YOUR OBJECTIVE: Locate the line that contains "What matplotlib code" in the entries below, then repeat it and every following line through the line that contains "ax = fig.add_axes([0.1256, 0.3973, 0.8499, 0.5266])", exactly, and no others.

STORED RECORDS:

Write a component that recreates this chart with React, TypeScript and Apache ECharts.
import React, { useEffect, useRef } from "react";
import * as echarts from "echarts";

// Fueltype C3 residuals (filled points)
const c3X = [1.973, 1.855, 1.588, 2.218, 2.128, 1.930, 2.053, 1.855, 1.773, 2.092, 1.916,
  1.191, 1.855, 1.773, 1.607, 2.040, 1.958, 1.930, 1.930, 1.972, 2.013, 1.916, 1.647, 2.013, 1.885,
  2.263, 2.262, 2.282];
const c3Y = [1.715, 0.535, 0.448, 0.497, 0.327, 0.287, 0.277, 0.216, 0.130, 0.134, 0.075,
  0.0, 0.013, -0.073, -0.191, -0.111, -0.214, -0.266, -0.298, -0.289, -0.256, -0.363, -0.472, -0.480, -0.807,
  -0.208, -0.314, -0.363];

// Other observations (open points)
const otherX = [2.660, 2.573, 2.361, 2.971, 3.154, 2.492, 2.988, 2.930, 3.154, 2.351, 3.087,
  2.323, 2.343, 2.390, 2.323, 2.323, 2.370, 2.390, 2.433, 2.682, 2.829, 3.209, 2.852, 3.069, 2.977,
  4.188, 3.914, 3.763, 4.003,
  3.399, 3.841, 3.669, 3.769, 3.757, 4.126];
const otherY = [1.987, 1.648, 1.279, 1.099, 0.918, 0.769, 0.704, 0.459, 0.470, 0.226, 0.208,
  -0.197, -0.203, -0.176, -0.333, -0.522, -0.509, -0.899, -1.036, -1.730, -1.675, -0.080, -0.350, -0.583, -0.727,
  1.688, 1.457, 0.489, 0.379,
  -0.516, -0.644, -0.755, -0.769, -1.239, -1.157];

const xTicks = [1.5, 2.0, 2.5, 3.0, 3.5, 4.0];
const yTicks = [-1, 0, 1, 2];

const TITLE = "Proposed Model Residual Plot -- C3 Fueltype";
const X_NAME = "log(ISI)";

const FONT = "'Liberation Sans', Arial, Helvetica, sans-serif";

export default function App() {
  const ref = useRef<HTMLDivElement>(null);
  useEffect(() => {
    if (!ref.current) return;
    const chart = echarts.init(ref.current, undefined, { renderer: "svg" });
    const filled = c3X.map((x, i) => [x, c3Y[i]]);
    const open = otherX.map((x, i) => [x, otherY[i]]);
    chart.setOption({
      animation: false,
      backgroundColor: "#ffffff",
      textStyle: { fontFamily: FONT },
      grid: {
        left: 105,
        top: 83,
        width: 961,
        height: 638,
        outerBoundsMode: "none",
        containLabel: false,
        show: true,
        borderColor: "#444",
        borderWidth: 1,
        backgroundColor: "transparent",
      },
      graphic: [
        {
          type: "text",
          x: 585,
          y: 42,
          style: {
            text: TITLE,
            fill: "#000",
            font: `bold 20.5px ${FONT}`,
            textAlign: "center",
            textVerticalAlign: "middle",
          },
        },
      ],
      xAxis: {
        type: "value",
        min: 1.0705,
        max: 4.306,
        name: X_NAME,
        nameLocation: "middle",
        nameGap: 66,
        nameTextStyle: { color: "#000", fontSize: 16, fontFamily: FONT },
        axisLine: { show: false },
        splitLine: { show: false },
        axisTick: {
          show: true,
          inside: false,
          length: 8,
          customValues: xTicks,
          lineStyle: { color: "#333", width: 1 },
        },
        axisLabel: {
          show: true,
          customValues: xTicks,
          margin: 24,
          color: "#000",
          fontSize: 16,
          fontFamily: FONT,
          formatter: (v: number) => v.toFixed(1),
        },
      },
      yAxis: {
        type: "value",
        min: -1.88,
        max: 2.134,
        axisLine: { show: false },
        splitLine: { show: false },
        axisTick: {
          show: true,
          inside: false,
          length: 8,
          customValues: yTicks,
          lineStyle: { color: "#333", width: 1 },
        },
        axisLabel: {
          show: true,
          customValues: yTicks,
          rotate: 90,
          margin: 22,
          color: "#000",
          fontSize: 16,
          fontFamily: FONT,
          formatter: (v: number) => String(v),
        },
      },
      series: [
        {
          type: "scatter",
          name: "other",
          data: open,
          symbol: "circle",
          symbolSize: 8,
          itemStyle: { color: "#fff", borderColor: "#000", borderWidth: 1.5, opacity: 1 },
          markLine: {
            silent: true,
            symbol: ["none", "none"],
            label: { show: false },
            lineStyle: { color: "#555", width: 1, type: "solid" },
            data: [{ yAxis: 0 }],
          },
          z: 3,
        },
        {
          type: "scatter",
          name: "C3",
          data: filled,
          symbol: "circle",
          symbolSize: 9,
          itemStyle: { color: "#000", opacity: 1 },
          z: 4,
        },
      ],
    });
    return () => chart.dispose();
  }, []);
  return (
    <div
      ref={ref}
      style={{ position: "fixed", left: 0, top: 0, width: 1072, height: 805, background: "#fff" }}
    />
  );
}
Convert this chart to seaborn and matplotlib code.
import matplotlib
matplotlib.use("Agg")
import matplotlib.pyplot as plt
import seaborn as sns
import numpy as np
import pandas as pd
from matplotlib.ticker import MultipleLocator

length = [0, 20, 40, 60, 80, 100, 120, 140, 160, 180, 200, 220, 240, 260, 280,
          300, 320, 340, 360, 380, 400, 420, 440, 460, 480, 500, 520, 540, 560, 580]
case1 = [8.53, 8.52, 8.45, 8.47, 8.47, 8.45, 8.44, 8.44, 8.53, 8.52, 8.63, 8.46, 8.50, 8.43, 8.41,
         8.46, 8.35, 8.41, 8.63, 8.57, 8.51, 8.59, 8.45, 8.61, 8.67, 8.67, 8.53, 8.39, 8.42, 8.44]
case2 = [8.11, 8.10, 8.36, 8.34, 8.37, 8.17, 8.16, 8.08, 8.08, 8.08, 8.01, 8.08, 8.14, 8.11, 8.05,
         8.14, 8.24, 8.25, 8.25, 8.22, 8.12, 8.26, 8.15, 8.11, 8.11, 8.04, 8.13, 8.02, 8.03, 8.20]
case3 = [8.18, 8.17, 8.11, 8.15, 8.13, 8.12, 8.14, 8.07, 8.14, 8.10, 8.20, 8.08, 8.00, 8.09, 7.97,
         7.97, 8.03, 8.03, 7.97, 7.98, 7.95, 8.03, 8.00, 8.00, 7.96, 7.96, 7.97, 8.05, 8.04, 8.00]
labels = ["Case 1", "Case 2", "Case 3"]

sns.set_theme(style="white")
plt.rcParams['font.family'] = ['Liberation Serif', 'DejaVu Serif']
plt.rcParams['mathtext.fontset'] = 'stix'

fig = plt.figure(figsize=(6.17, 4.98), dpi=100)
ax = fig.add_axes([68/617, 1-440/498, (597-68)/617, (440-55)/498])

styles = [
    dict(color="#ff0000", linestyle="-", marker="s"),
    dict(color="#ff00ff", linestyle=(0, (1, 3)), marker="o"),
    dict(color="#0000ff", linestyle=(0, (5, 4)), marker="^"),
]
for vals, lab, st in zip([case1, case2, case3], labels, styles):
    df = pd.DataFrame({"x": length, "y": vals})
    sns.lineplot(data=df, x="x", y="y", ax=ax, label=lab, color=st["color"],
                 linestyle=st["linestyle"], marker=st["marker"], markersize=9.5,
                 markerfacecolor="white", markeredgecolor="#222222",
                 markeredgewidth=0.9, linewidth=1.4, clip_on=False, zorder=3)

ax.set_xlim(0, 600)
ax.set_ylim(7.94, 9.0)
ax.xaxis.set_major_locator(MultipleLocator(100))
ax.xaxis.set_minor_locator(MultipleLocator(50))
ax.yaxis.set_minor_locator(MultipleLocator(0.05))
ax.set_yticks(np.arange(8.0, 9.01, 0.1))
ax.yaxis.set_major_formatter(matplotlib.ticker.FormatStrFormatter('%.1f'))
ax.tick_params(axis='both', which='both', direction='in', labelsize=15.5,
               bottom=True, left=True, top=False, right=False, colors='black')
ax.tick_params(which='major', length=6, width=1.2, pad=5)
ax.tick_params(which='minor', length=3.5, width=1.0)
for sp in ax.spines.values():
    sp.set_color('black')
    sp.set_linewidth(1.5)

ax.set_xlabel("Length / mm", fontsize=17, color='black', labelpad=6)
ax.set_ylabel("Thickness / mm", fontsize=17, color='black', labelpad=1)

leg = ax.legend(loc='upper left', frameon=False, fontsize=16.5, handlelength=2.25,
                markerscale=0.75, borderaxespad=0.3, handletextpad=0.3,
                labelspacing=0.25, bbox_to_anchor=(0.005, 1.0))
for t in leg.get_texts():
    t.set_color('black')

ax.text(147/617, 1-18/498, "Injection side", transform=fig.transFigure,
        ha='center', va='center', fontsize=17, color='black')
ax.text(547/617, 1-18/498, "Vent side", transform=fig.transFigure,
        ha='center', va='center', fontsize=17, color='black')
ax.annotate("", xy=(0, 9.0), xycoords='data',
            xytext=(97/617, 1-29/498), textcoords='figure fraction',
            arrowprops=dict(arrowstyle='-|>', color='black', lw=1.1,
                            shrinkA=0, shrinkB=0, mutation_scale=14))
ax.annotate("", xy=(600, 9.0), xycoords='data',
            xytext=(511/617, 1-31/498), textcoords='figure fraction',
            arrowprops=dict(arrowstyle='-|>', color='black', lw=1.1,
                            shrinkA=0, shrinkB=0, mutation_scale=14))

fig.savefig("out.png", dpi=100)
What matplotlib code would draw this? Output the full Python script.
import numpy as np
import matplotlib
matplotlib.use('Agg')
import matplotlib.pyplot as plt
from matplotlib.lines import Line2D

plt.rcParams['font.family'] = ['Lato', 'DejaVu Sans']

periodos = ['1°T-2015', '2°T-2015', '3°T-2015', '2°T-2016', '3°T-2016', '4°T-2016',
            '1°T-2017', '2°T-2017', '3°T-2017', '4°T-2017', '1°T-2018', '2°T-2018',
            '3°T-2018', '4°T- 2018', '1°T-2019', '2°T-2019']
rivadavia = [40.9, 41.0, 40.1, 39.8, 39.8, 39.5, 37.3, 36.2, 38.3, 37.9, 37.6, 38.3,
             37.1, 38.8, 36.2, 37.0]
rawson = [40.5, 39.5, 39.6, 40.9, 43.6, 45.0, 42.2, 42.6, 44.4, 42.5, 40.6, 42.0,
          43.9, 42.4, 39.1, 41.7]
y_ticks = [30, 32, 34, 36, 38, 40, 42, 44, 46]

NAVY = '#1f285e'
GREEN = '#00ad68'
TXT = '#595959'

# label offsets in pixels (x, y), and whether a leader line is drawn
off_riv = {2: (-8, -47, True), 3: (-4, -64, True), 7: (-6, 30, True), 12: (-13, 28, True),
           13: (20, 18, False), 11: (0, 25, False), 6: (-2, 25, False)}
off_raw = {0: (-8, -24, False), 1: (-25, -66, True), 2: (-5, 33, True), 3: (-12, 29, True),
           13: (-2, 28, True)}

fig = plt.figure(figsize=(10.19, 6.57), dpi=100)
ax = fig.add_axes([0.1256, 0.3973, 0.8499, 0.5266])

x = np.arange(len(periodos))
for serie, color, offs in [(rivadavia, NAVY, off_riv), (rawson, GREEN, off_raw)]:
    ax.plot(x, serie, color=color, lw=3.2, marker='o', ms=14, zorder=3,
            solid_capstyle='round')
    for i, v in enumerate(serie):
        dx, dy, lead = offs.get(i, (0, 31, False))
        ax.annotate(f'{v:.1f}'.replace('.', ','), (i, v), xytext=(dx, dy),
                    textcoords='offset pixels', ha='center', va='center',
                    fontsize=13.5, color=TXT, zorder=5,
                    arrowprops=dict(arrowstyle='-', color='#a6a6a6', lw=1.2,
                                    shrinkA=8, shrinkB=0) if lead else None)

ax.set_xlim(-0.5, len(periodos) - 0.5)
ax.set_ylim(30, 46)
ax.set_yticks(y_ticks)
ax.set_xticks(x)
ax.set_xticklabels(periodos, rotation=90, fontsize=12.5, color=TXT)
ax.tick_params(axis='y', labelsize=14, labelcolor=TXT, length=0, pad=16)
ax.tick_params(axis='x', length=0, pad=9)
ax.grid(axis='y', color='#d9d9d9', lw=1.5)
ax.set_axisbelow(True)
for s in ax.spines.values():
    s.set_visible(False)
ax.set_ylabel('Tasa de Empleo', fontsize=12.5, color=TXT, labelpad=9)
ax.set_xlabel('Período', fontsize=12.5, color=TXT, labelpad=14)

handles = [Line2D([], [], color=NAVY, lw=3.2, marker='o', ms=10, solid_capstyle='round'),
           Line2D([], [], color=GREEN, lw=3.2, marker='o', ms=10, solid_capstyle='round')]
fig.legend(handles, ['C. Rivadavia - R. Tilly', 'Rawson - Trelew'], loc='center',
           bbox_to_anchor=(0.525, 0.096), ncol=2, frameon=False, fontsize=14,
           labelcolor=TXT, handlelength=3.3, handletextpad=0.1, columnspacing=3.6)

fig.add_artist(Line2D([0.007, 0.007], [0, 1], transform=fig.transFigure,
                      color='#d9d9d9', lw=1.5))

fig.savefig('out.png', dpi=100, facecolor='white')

SOLUTION TO THIS TASK:
What matplotlib code would draw this? Output the full Python script.
import numpy as np
import matplotlib
matplotlib.use('Agg')
import matplotlib.pyplot as plt
from matplotlib.lines import Line2D

plt.rcParams['font.family'] = ['Lato', 'DejaVu Sans']

periodos = ['1°T-2015', '2°T-2015', '3°T-2015', '2°T-2016', '3°T-2016', '4°T-2016',
            '1°T-2017', '2°T-2017', '3°T-2017', '4°T-2017', '1°T-2018', '2°T-2018',
            '3°T-2018', '4°T- 2018', '1°T-2019', '2°T-2019']
rivadavia = [40.9, 41.0, 40.1, 39.8, 39.8, 39.5, 37.3, 36.2, 38.3, 37.9, 37.6, 38.3,
             37.1, 38.8, 36.2, 37.0]
rawson = [40.5, 39.5, 39.6, 40.9, 43.6, 45.0, 42.2, 42.6, 44.4, 42.5, 40.6, 42.0,
          43.9, 42.4, 39.1, 41.7]
y_ticks = [30, 32, 34, 36, 38, 40, 42, 44, 46]

NAVY = '#1f285e'
GREEN = '#00ad68'
TXT = '#595959'

# label offsets in pixels (x, y), and whether a leader line is drawn
off_riv = {2: (-8, -47, True), 3: (-4, -64, True), 7: (-6, 30, True), 12: (-13, 28, True),
           13: (20, 18, False), 11: (0, 25, False), 6: (-2, 25, False)}
off_raw = {0: (-8, -24, False), 1: (-25, -66, True), 2: (-5, 33, True), 3: (-12, 29, True),
           13: (-2, 28, True)}

fig = plt.figure(figsize=(10.19, 6.57), dpi=100)
ax = fig.add_axes([0.1256, 0.3973, 0.8499, 0.5266])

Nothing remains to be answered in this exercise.